If the distance between the points `(7,1,-3) and (4,5,lambda)` is 13 units. Then what is one of the values of `lambda`

To solve the problem, we need to find the value of \( \lambda \) such that the distance between the points \( (7, 1, -3) \) and \( (4, 5, \lambda) \) is 13 units.
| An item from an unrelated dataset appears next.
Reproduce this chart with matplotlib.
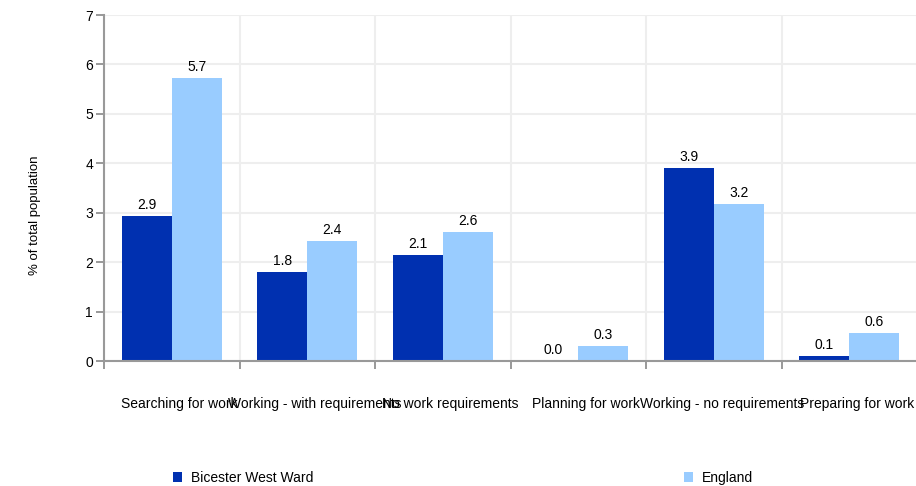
import numpy as np
import matplotlib
matplotlib.use("Agg")
import matplotlib.pyplot as plt
import matplotlib.transforms as mtransforms

categories = ["Searching for work", "Working - with requirements", "No work requirements",
              "Planning for work", "Working - no requirements", "Preparing for work"]
ward = [2.93, 1.80, 2.15, 0.0, 3.91, 0.10]
england = [5.73, 2.43, 2.61, 0.30, 3.18, 0.57]
series_names = ["Bicester West Ward", "England"]

plt.rcParams['font.family'] = ['Liberation Sans', 'DejaVu Sans']

fig = plt.figure(figsize=(9.16, 4.86), dpi=100)
ax = fig.add_axes([104/916, 125/486, 813/916, 346/486])

x = np.arange(len(categories))
w = 0.37
b1 = ax.bar(x - w/2, ward, w, color='#0030b0', zorder=2)
b2 = ax.bar(x + w/2, england, w, color='#99ccff', zorder=2)
ax.bar_label(b1, fmt='%.1f', padding=3, fontsize=10)
ax.bar_label(b2, fmt='%.1f', padding=3, fontsize=10)

ax.set_xlim(-0.5, len(categories) - 0.5)
ax.set_ylim(0, 7)
ax.set_yticks(range(0, 8))
ax.set_xticks(x)
ax.set_xticklabels(categories, fontsize=10)
ax.set_xticks(np.arange(-0.5, len(categories)), minor=True)
ax.tick_params(axis='x', which='major', length=0, pad=26)
ax.tick_params(axis='x', which='minor', length=6, color='#888888', width=1.2)
ax.tick_params(axis='y', length=6, color='#888888', width=1.2, labelsize=10, pad=2)

# labels in the reference sit a bit right of the category centres
shift = mtransforms.ScaledTranslation(8/100, 0, fig.dpi_scale_trans)
for lab in ax.get_xticklabels():
    lab.set_transform(lab.get_transform() + shift)

ax.grid(True, which='minor', axis='x', color='#eeeeee', lw=1.5, zorder=0)
ax.grid(True, which='major', axis='y', color='#eeeeee', lw=1.5, zorder=0)
for s in ['top', 'right']:
    ax.spines[s].set_visible(False)
for s in ['left', 'bottom']:
    ax.spines[s].set_color('#999999')
    ax.spines[s].set_linewidth(1.5)

fig.text(35/916, 1 - 215/486, "% of total population", rotation=90, fontsize=9.5,
         ha='center', va='center')

fig.legend([b1], [series_names[0]], loc='center left', bbox_to_anchor=(160/916, 1 - 478/486),
           frameon=False, fontsize=10, handlelength=0.7, handleheight=0.7, handletextpad=0.6)
fig.legend([b2], [series_names[1]], loc='center left', bbox_to_anchor=(671/916, 1 - 478/486),
           frameon=False, fontsize=10, handlelength=0.7, handleheight=0.7, handletextpad=0.6)

fig.savefig("out.png", dpi=100)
We will use the distance formula in three-dimensional space. ### Step-by-Step Solution: 1. **Identify the Points:** Let \( P_1 = (7, 1, -3) \) and \( P_2 = (4, 5, \lambda) \). 2. **Write the Distance Formula:** The distance \( d \) between two points \( (x_1, y_1, z_1) \) and \( (x_2, y_2, z_2) \) in 3D is given by: \[ d = \sqrt{(x_2 - x_1)^2 + (y_2 - y_1)^2 + (z_2 - z_1)^2} \] 3. **Substitute the Points into the Formula:** Here, \( x_1 = 7, y_1 = 1, z_1 = -3 \) and \( x_2 = 4, y_2 = 5, z_2 = \lambda \). \[ d = \sqrt{(4 - 7)^2 + (5 - 1)^2 + (\lambda - (-3))^2} \] 4. **Calculate the Differences:** \[ d = \sqrt{(-3)^2 + (4)^2 + (\lambda + 3)^2} \] \[ d = \sqrt{9 + 16 + (\lambda + 3)^2} \] \[ d = \sqrt{25 + (\lambda + 3)^2} \] 5. **Set the Distance Equal to 13:** Since the distance is given as 13 units: \[ \sqrt{25 + (\lambda + 3)^2} = 13 \] 6. **Square Both Sides:** To eliminate the square root, we square both sides: \[ 25 + (\lambda + 3)^2 = 169 \] 7. **Isolate the Square Term:** \[ (\lambda + 3)^2 = 169 - 25 \] \[ (\lambda + 3)^2 = 144 \] 8. **Take the Square Root:** Taking the square root of both sides gives: \[ \lambda + 3 = \pm 12 \] 9. **Solve for \( \lambda \):** This gives us two equations: - \( \lambda + 3 = 12 \) - \( \lambda + 3 = -12 \) For the first equation: \[ \lambda = 12 - 3 = 9 \] For the second equation: \[ \lambda = -12 - 3 = -15 \] 10. **Conclusion:** Therefore, one of the values of \( \lambda \) is \( 9 \) and the other is \( -15 \).